Why deny people this wonderful opportunity by sharing the gospel with them in this life, when they are more likely to reject it?
Why stop at those who have not heard the gospel in this life? Why not also apply it to any who have not had a good explanation of the gospel? Or even to those who heard the gospel clearly enough, but were put off through the bad witness of the evangelist?
We could dream up a multiplicity of similar cases that would allow almost everyone who did not repent in this life, to be saved when they encounter Christ in the afterlife and hear the gospel directly from him.
Although Wright explicitly rejects universalism (but only because this denies man the right to reject God’s offer of salvation!), he so emphasises the ‘grace’ of God that one wonders when God would stop seeking man’s salvation.

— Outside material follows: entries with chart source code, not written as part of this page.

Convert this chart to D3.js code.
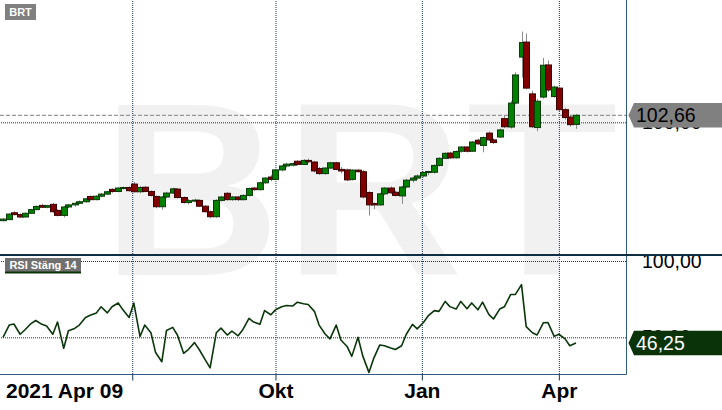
<!DOCTYPE html>
<html lang="sv">
    <head>
        <meta charset="UTF-8">
        <title>BRT</title>
        <script src="https://d3js.org/d3.v7.min.js"></script>
        <style>
            body { margin: 0; background: #fff; }
            svg { display: block; font-family: "Liberation Sans", Arial, sans-serif; }
        </style>
    </head>
    <body>
        <script>
            // candles: Fridays and Tuesdays from 2021-04-09 to 2022-04-12
            const firstDay = new Date(2021, 3, 9);
            const lastDay = new Date(2022, 3, 12);

            const open = [62.6, 63.0, 65.6, 64.9, 64.0, 65.4, 66.8, 68.4, 67.7, 68.8,
                          66.5, 64.6, 67.8, 68.6, 69.2, 69.8, 71.8, 70.6, 71.9, 72.7,
                          74.5, 73.7, 75.0, 75.2, 76.5, 73.6, 75.3, 73.7, 71.8, 67.9,
                          71.6, 73.1, 74.6, 71.4, 69.5, 70.2, 70.3, 68.1, 66.0, 64.1,
                          70.3, 73.0, 70.6, 71.6, 70.6, 72.2, 75.0, 74.4, 77.0, 79.2,
                          78.3, 81.9, 83.4, 83.7, 85.2, 84.0, 85.5, 84.9, 82.4, 80.5,
                          82.6, 84.6, 82.1, 81.9, 78.3, 81.8, 81.2, 73.3, 69.1, 68.6,
                          72.8, 75.0, 73.4, 72.0, 75.4, 78.0, 78.8, 79.6, 80.9, 81.0,
                          83.6, 86.3, 88.3, 86.5, 89.0, 90.6, 89.0, 93.2, 91.2, 95.9,
                          93.3, 94.4, 101.4, 98.2, 107.3, 124.8, 130.5, 110.8, 98.0, 109.6,
                          121.8, 109.8, 113.0, 104.8, 102.0, 99.2];
            const high = [63.5, 65.5, 66.2, 65.3, 65.8, 67.1, 68.4, 69.0, 68.6, 69.4,
                          67.0, 68.2, 69.0, 69.5, 70.3, 71.2, 72.2, 72.3, 73.1, 74.0,
                          74.9, 75.3, 75.6, 75.7, 77.3, 75.8, 75.8, 74.1, 72.2, 71.9,
                          73.6, 75.2, 75.0, 71.8, 70.8, 70.9, 70.7, 68.6, 66.5, 70.7,
                          72.0, 73.5, 72.0, 72.0, 72.6, 75.2, 75.5, 77.4, 79.2, 80.0,
                          82.3, 83.8, 84.5, 84.7, 85.5, 86.0, 86.2, 85.3, 83.0, 82.9,
                          85.0, 85.0, 83.0, 82.4, 82.2, 82.3, 81.8, 73.8, 69.5, 73.2,
                          75.4, 75.6, 74.0, 75.8, 78.5, 79.4, 80.2, 81.4, 81.6, 84.0,
                          86.7, 88.6, 88.8, 89.3, 91.0, 91.0, 92.9, 93.8, 94.6, 96.5,
                          93.9, 97.6, 102.6, 108.1, 119.0, 134.5, 133.8, 112.0, 108.8, 124.5,
                          123.5, 114.0, 113.6, 105.5, 102.8, 103.2];
            const low = [62.3, 62.8, 64.6, 63.6, 63.8, 65.2, 66.5, 67.4, 67.3, 65.6,
                         64.2, 63.8, 67.4, 68.0, 68.9, 69.4, 70.2, 70.3, 71.5, 72.3,
                         73.2, 73.4, 74.4, 73.6, 73.3, 73.0, 73.4, 71.8, 67.3, 66.8,
                         71.2, 72.8, 71.0, 69.1, 68.8, 69.6, 67.8, 65.7, 63.5, 63.7,
                         69.9, 70.2, 70.1, 70.0, 70.2, 71.8, 73.9, 74.0, 76.5, 77.6,
                         78.0, 81.3, 82.8, 83.2, 83.6, 83.7, 84.6, 80.9, 80.0, 80.0,
                         82.3, 81.8, 80.5, 77.6, 77.8, 81.0, 71.0, 64.5, 67.0, 68.2,
                         72.3, 72.8, 71.8, 69.0, 75.0, 77.1, 78.2, 79.0, 79.9, 80.5,
                         83.2, 86.0, 86.0, 86.2, 88.4, 88.5, 88.8, 91.4, 88.6, 92.9,
                         91.7, 94.0, 97.8, 97.6, 106.8, 117.0, 112.5, 97.8, 96.6, 109.0,
                         111.5, 109.3, 104.2, 101.0, 98.3, 97.5];
            const close = [63.2, 65.1, 64.9, 64.0, 65.4, 66.8, 68.0, 67.7, 68.3, 66.0,
                           64.6, 67.8, 68.6, 69.2, 69.8, 70.9, 70.6, 71.9, 72.7, 73.6,
                           73.7, 75.0, 75.2, 74.0, 73.6, 75.2, 73.7, 72.2, 67.9, 71.6,
                           73.1, 74.7, 71.4, 69.5, 70.2, 70.4, 68.1, 66.0, 64.1, 70.3,
                           71.6, 70.6, 71.6, 70.6, 72.2, 74.8, 74.4, 77.0, 78.8, 78.3,
                           81.9, 83.4, 84.1, 84.3, 84.0, 85.5, 85.0, 81.5, 80.5, 82.6,
                           84.6, 82.1, 81.5, 78.1, 81.8, 81.2, 71.6, 68.6, 68.6, 72.8,
                           75.0, 73.2, 72.2, 75.4, 78.0, 78.8, 79.6, 80.9, 81.3, 83.6,
                           86.3, 88.2, 86.5, 88.9, 90.6, 89.0, 92.5, 91.8, 94.2, 93.3,
                           92.3, 97.1, 98.3, 107.3, 118.0, 130.3, 113.0, 98.3, 108.0, 121.7,
                           112.3, 113.4, 104.8, 101.8, 99.1, 102.66];
            const rsi = [50, 58, 58.7, 52, 54.8, 59, 61, 58.5, 57.4, 52,
                         60, 42.8, 54.3, 55.8, 58, 63, 64.5, 66, 70, 66,
                         70, 72.5, 68, 63, 72.5, 50.5, 58, 53, 40, 34,
                         54.5, 56.5, 51.5, 39.5, 42, 46.5, 42, 35, 30, 53,
                         56, 51.5, 54, 51, 55, 62.4, 60, 58.5, 67.5, 64.8,
                         68, 70, 70.8, 70.5, 73, 72, 71.5, 67, 58, 52,
                         49, 58, 48.2, 44, 37.5, 50, 38, 27, 36, 45,
                         44.5, 43, 42, 44.5, 52, 58.5, 55.5, 59.7, 64, 67.5,
                         67, 73.5, 70.1, 68.5, 73.5, 68.7, 72.5, 68, 73, 65,
                         62, 68.5, 70, 78, 78, 84.5, 57, 53, 51.5, 59.5,
                         59.6, 50.6, 52, 49, 44.5, 46.25];

            const xTickDates = [new Date(2021, 6, 1), new Date(2021, 9, 1), new Date(2022, 0, 3), new Date(2022, 3, 1)];
            const xTickLabels = ['', 'Okt', 'Jan', 'Apr'];
            const startLabel = '2021 Apr 09';
            const priceTicks = [100];
            const rsiTicks = [100, 50];
            const title = 'BRT';
            const rsiTitle = 'RSI Stäng 14';

            const w = 722;
            const h = 410;
            const plotR = 626;
            const sepY = 255;
            const bottomY = 374;

            const dates = d3.merge([d3.timeFriday.range(firstDay, d3.timeDay.offset(lastDay, 1)),
                                    d3.timeTuesday.range(firstDay, d3.timeDay.offset(lastDay, 1))])
                            .sort(d3.ascending);
            const candles = dates.map((d, i) => ({ date: d, o: open[i], h: high[i], l: low[i], c: close[i] }));
            const fmt = v => d3.format('.2f')(v).replace('.', ',');

            const svg = d3.select('body')
                          .append('svg')
                          .attr('width', w)
                          .attr('height', h);

            svg.append('rect')
               .attr('width', w)
               .attr('height', h)
               .attr('fill', '#fff');

            // watermark
            svg.append('text')
               .attr('x', 102)
               .attr('y', 275)
               .attr('font-size', 247)
               .attr('font-weight', 'bold')
               .attr('letter-spacing', 4)
               .attr('fill', '#f1f1f1')
               .text(title);

            const x = d3.scaleTime()
                        .domain([firstDay, lastDay])
                        .range([3, 576]);
            const yP = d3.scaleLinear()
                         .domain([100, 50])
                         .range([122.3, 253.8]);
            const yR = d3.scaleLinear()
                         .domain([50, 100])
                         .range([337.3, 261]);

            //vertical grid
            svg.append('g')
               .attr('transform', 'translate(0,' + bottomY + ')')
               .call(d3.axisBottom(x).tickValues(xTickDates).tickSize(-bottomY).tickFormat(''))
               .call(g => g.select('.domain').remove())
               .call(g => g.selectAll('line').attr('stroke', '#163654').attr('stroke-dasharray', '1,1'));

            //price axis
            svg.append('g')
               .attr('transform', 'translate(' + plotR + ',0)')
               .call(d3.axisRight(yP).tickValues(priceTicks).tickSize(-plotR).tickPadding(16).tickFormat(fmt))
               .call(g => g.select('.domain').remove())
               .call(g => g.selectAll('line').attr('stroke', '#163654').attr('stroke-dasharray', '1,1'))
               .call(g => g.selectAll('text').attr('font-size', 19.5).attr('fill', '#000').attr('font-family', null));

            //rsi axis
            svg.append('g')
               .attr('transform', 'translate(' + plotR + ',0)')
               .call(d3.axisRight(yR).tickValues(rsiTicks).tickSize(-plotR).tickPadding(16).tickFormat(fmt))
               .call(g => g.select('.domain').remove())
               .call(g => g.selectAll('line').attr('stroke', '#163654').attr('stroke-dasharray', '1,1'))
               .call(g => g.selectAll('text').attr('font-size', 19.5).attr('fill', '#000').attr('font-family', null));

            // last price line
            const lastClose = close[close.length - 1];
            svg.append('line')
               .attr('x1', 0)
               .attr('x2', plotR)
               .attr('y1', yP(lastClose))
               .attr('y2', yP(lastClose))
               .attr('stroke', '#808080')
               .attr('stroke-dasharray', '4,2');

            //candles
            const candle = svg.append('g')
                              .selectAll('g')
                              .data(candles)
                              .enter()
                              .append('g');
            candle.append('line')
                  .attr('x1', d => Math.round(x(d.date)) + 0.5)
                  .attr('x2', d => Math.round(x(d.date)) + 0.5)
                  .attr('y1', d => yP(d.h))
                  .attr('y2', d => yP(d.l))
                  .attr('stroke', '#8a8a8a');
            candle.append('rect')
                  .attr('x', d => Math.round(x(d.date)) - 2.5)
                  .attr('y', d => yP(Math.max(d.o, d.c)))
                  .attr('width', 6)
                  .attr('height', d => Math.max(1, Math.abs(yP(d.o) - yP(d.c))))
                  .attr('fill', d => d.c >= d.o ? '#008000' : '#800000')
                  .attr('stroke', d => d.c >= d.o ? '#0b3a0b' : '#3c0000')
                  .attr('stroke-width', 1);

            //rsi line
            svg.append('path')
               .datum(rsi)
               .attr('fill', 'none')
               .attr('stroke', '#0b360b')
               .attr('stroke-width', 1.6)
               .attr('stroke-linejoin', 'round')
               .attr('d', d3.line().x((d, i) => x(dates[i])).y(d => yR(d)));

            // frame
            svg.append('path')
               .attr('d', 'M' + (plotR + 0.5) + ',0V' + (bottomY + 0.5) + 'H0')
               .attr('fill', 'none')
               .attr('stroke', '#2f5b86');
            svg.append('line')
               .attr('x1', 0)
               .attr('x2', w)
               .attr('y1', sepY)
               .attr('y2', sepY)
               .attr('stroke', '#0f2e44')
               .attr('stroke-width', 2.2);

            //xAxis
            const xAxis = svg.append('g')
                             .attr('transform', 'translate(0,' + (bottomY + 0.5) + ')')
                             .call(d3.axisBottom(x).tickValues(xTickDates).tickSize(6)
                                     .tickFormat((d, i) => xTickLabels[i]));
            xAxis.select('.domain').remove();
            xAxis.selectAll('line').attr('stroke', '#163654');
            xAxis.selectAll('text')
                 .attr('y', 23.5)
                 .attr('dy', 0)
                 .attr('font-size', 21)
                 .attr('font-weight', 'bold')
                 .attr('font-family', null)
                 .attr('fill', '#000');
            svg.append('text')
               .attr('x', 6)
               .attr('y', 398)
               .attr('font-size', 21)
               .attr('font-weight', 'bold')
               .text(startLabel);

            // value tags
            function tag(y, fill, color, label) {
                svg.append('path')
                   .attr('d', 'M628.5,' + y + 'L634,' + (y - 12.3) + 'H722V' + (y + 12.3) + 'H634Z')
                   .attr('fill', fill);
                svg.append('text')
                   .attr('x', 636)
                   .attr('y', y + 7)
                   .attr('font-size', 19.5)
                   .attr('fill', color)
                   .text(label);
            }
            tag(yP(lastClose), '#808080', '#000', fmt(lastClose));
            tag(yR(rsi[rsi.length - 1]), '#0a330a', '#fff', fmt(rsi[rsi.length - 1]));

            // panel titles
            svg.append('rect')
               .attr('x', 5).attr('y', 4)
               .attr('width', 31).attr('height', 16)
               .attr('fill', '#808080');
            svg.append('text')
               .attr('x', 20.5).attr('y', 16)
               .attr('text-anchor', 'middle')
               .attr('font-size', 11).attr('font-weight', 'bold')
               .attr('fill', '#fff')
               .text(title);
            svg.append('rect')
               .attr('x', 5).attr('y', 258)
               .attr('width', 76).attr('height', 15)
               .attr('fill', '#707070');
            svg.append('rect')
               .attr('x', 5).attr('y', 271.5)
               .attr('width', 76).attr('height', 2)
               .attr('fill', '#0a330a');
            svg.append('text')
               .attr('x', 43).attr('y', 269)
               .attr('text-anchor', 'middle')
               .attr('font-size', 11).attr('font-weight', 'bold')
               .attr('fill', '#fff')
               .text(rsiTitle);
        </script>
    </body>
</html>
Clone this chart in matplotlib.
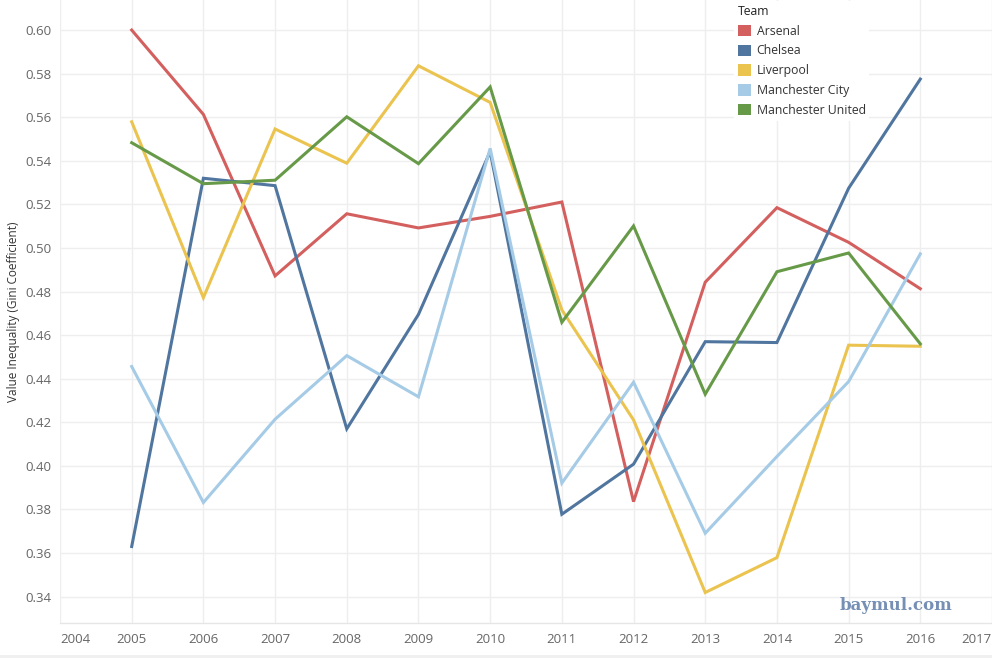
import matplotlib
matplotlib.use("Agg")
import matplotlib.pyplot as plt
from matplotlib.patches import Patch, Rectangle

years = [2005, 2006, 2007, 2008, 2009, 2010, 2011, 2012, 2013, 2014, 2015, 2016]
teams = ["Arsenal", "Chelsea", "Liverpool", "Manchester City", "Manchester United"]
arsenal = [0.600, 0.5613, 0.4872, 0.5157, 0.5092, 0.5145, 0.5211, 0.3836, 0.4843, 0.5185, 0.5026, 0.4813]
chelsea = [0.3630, 0.5320, 0.5286, 0.4170, 0.4695, 0.5442, 0.3778, 0.4008, 0.4570, 0.4566, 0.5274, 0.5775]
liverpool = [0.5579, 0.4772, 0.5546, 0.5389, 0.5836, 0.5668, 0.4716, 0.4211, 0.3419, 0.3579, 0.4554, 0.4549]
man_city = [0.4456, 0.3832, 0.4214, 0.4506, 0.4317, 0.5457, 0.3921, 0.4384, 0.3691, 0.4043, 0.4387, 0.4973]
man_utd = [0.5483, 0.5295, 0.5311, 0.5602, 0.5387, 0.5739, 0.4659, 0.5101, 0.4329, 0.4891, 0.4977, 0.4560]
series = [arsenal, chelsea, liverpool, man_city, man_utd]
colors = ["#D3605E", "#50769F", "#EBC34F", "#A5CBE6", "#679A48"]
y_ticks = [0.34, 0.36, 0.38, 0.40, 0.42, 0.44, 0.46, 0.48, 0.50, 0.52, 0.54, 0.56, 0.58, 0.60]
x_ticks = list(range(2004, 2018))

plt.rcParams['font.family'] = ['Open Sans', 'DejaVu Sans']

W, H = 992, 658
fig = plt.figure(figsize=(W / 100, H / 100), dpi=100)
ax = fig.add_axes([60 / W, (H - 623) / H, (W - 60) / W, 623 / H])

for vals, c, name in zip(series, colors, teams):
    ax.plot(years, vals, color=c, lw=2.2, solid_joinstyle='miter', label=name, zorder=3)

ax.set_xlim(2004, 2017)
ax.set_ylim(0.3279, 0.6138)
ax.set_yticks(y_ticks)
ax.set_yticklabels([f"{v:.2f}" for v in y_ticks])
ax.set_xticks(x_ticks)
ax.set_xticklabels([str(x) for x in x_ticks])
labels = ax.get_xticklabels()
labels[0].set_horizontalalignment('left')
labels[-1].set_horizontalalignment('right')

ax.grid(True, color="#EEEEEE", lw=1.0, zorder=0)
ax.set_axisbelow(True)
for s in ['top', 'right', 'left']:
    ax.spines[s].set_visible(False)
ax.spines['bottom'].set_color("#E6E6E6")
ax.spines['bottom'].set_linewidth(1.0)
ax.tick_params(axis='both', length=0, labelsize=9.5, labelcolor="#666666")
ax.tick_params(axis='y', pad=6)
ax.tick_params(axis='x', pad=7)

ax.set_ylabel("Value Inequality (Gini Coefficient)", fontsize=8.5, color="#333333")
ax.yaxis.set_label_coords(-40 / (W - 60), 0.5)

handles = [Patch(facecolor=c, edgecolor='none') for c in colors]
leg = fig.legend(handles, teams, title="Team", loc='upper left',
                 bbox_to_anchor=(734 / W, 1 - 1 / H), frameon=True, fontsize=8.8,
                 title_fontsize=8.8, handlelength=1.05, handleheight=1.05,
                 handletextpad=0.5, labelspacing=0.56, borderpad=0.3,
                 alignment='left', borderaxespad=0)
leg.get_frame().set_facecolor('white')
leg.get_frame().set_edgecolor('none')
leg.get_frame().set_alpha(1)
for t in leg.get_texts():
    t.set_color("#333333")
leg.get_title().set_color("#222222")

ax.text(2015.66, 0.336, "baymul.com", fontsize=12, fontweight='bold',
        family='DejaVu Serif', color="#7690B5", ha='center', va='center', zorder=4)

fig.patches.append(Rectangle((0, 0), 1, 3 / H, transform=fig.transFigure,
                             facecolor="#F0F0F0", edgecolor='none'))

fig.savefig("out.png", dpi=100)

If he does not stop at the end of man’s earthly life, how long may he not go on seeking to win the unrepentant? Perhaps he will go on long enough for all to be saved, of their own free will!
I end by expressing two concerns. One is that the man who teaches these views has for years been training people for the ministry in the UK. The implications of this for the state of the Evangelical church are frightening!
The second concern is that The Radical Evangelical comes with the recommendation of someone of the stature and influence of Roger Forster. He writes: ‘Nigel Wright has done us a great service in surveying and analysing the many tribes of evangelicals. His appeal for radical evangelicalism will find a response from many sincere believers of every shade of opinion’ (extract from the cover of the book).
Such a comment confirms the sad fact that the Evangelical church in the UK is now exceedingly confused doctrinally.
May the Lord raise up men who will clearly proclaim the truth of the gospel!